The question is: How limited a picture do we receive of these icons? We suspect there is much more than we are told or read about. So our imaginations get to work to compensate for our lack of real information. Thus we are continually being seduced away from the 'truth' into a world which has no 'real' grounds of integrity and authenticity. At best, a photograph of a celebrity reproduces something authentic only at the very moment the shutter clicks. We have been teased and seduced into giving tiny fragments of 'reality' an absolute authenticity. Images are by nature titillating and 'of fantasy' , aiding this process. The photograph has become more real than the real.

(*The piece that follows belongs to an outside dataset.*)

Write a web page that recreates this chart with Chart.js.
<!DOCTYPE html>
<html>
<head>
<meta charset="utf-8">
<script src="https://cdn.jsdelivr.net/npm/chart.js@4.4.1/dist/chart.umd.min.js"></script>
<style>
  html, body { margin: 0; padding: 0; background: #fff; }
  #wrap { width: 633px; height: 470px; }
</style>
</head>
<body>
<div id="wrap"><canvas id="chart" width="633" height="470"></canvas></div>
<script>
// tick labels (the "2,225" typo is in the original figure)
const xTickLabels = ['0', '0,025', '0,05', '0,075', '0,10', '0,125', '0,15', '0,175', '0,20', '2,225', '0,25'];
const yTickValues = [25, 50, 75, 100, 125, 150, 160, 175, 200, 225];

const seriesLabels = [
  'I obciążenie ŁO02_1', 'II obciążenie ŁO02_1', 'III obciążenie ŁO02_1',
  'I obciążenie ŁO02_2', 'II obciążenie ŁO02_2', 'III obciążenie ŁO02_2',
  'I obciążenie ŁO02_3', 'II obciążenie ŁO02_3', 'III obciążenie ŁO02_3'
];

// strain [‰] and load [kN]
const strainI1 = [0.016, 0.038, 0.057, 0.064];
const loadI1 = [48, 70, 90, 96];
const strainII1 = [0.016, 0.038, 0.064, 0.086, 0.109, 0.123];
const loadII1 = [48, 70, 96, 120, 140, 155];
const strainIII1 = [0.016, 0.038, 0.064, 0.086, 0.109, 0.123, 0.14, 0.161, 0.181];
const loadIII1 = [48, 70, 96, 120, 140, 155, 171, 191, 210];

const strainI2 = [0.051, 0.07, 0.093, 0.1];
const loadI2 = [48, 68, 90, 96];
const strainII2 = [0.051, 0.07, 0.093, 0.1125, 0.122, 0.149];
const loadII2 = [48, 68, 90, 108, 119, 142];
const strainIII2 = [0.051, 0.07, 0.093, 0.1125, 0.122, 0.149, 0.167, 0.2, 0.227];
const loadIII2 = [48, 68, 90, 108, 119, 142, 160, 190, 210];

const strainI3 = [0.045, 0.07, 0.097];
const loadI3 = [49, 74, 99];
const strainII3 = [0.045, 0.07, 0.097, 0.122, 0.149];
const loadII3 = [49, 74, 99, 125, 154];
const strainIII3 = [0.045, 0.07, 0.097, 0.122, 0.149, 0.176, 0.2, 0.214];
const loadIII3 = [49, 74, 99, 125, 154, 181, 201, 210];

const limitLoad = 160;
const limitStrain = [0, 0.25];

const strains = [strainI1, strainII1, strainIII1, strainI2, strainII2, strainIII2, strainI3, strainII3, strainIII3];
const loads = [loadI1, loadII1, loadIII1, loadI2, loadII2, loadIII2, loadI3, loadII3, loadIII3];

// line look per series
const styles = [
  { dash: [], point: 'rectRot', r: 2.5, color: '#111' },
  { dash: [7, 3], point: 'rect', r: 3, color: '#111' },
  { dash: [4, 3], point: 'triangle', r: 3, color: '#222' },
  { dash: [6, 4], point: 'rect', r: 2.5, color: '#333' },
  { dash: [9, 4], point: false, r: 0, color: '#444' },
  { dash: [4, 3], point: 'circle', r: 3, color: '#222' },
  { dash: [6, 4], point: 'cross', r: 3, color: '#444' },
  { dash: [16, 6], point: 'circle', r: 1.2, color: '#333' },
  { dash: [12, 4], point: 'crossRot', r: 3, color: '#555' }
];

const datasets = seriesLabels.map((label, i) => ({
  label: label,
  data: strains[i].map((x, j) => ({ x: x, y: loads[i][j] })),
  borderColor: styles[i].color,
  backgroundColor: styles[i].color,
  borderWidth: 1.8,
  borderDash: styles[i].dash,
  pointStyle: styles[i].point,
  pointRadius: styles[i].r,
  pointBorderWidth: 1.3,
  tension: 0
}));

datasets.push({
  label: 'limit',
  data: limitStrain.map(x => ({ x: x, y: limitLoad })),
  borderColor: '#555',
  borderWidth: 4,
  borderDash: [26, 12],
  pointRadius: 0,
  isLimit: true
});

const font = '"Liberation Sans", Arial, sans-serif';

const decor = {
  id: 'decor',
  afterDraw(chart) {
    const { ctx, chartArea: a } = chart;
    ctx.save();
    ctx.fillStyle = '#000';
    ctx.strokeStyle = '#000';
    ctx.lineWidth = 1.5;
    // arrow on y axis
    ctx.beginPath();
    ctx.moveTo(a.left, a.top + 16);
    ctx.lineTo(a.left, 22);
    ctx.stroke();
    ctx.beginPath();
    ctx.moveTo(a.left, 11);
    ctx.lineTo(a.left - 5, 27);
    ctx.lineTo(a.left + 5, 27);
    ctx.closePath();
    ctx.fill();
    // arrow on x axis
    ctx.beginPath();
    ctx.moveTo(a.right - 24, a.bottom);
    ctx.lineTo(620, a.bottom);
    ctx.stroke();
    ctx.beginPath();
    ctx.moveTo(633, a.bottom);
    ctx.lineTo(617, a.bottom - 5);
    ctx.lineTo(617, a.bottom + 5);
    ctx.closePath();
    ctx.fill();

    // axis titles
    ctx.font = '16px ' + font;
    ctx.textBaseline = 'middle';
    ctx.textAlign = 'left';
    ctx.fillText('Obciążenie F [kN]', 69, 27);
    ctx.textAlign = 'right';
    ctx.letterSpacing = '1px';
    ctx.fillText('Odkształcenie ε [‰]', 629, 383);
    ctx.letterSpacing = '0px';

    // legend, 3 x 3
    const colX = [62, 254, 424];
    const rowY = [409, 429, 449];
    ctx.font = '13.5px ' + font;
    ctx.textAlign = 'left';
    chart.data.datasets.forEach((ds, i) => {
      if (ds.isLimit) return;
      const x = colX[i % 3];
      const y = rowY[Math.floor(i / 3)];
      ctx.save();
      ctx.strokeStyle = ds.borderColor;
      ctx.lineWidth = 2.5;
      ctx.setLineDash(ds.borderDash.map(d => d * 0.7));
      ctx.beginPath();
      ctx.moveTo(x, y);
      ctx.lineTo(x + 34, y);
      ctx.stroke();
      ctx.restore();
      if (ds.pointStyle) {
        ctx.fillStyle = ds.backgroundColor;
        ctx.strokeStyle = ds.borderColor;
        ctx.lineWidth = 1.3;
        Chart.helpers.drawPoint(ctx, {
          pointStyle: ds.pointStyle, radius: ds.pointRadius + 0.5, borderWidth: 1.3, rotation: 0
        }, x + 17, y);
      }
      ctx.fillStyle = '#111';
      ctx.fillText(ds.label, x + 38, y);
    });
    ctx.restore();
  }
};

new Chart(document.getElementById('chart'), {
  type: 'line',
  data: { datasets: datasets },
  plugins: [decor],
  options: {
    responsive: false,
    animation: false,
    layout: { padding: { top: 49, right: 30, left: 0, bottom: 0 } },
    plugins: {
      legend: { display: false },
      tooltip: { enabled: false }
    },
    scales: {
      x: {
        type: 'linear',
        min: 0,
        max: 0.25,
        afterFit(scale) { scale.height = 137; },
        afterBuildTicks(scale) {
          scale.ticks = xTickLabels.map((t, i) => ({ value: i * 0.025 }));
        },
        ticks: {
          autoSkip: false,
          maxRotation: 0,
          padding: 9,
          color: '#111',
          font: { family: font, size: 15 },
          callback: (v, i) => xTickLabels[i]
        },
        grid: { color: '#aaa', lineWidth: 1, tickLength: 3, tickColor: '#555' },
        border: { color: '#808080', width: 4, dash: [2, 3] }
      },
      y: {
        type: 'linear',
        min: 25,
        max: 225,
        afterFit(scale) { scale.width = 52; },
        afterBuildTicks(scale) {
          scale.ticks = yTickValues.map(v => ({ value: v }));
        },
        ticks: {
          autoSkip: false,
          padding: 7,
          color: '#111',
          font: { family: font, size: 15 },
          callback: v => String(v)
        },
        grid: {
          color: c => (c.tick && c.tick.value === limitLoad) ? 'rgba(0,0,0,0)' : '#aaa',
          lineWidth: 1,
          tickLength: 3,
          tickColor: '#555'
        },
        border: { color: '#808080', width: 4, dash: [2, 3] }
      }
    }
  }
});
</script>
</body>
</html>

This work is about simulation. Creating a clone or a copy of the 'real' on paper. It is not a fake, it takes the place of the 'real' for a moment, whilst looking at the image. The aim is to create likenesses of icons, where in the image, the simulations of icons, 'threatens the difference between 'true' and 'false, between 'real' and 'imaginary'. The 'real' subject becomes not necessary. The photographic image or the icon is more important and more seductive. It doesn't matter to the viewer if the portrayal is not the 'real' - as long as it looks like him or her - it creates a temporary confusion. This is the confusion the work searches to create. We think we are looking at something real, but we're not. They are false images of look-alikes of the real thing.
Nevertheless, the photograph is authentic one sense, Jane Smith and Jo Bloggs really exist as look-alikes within the image, but they portray a false picture of perception. The photographs reflect what really exists in the public imagination. They highlight the difference between what we see and what we imagine. This is bound up in our inherent greedy voyeurism and our need to believe.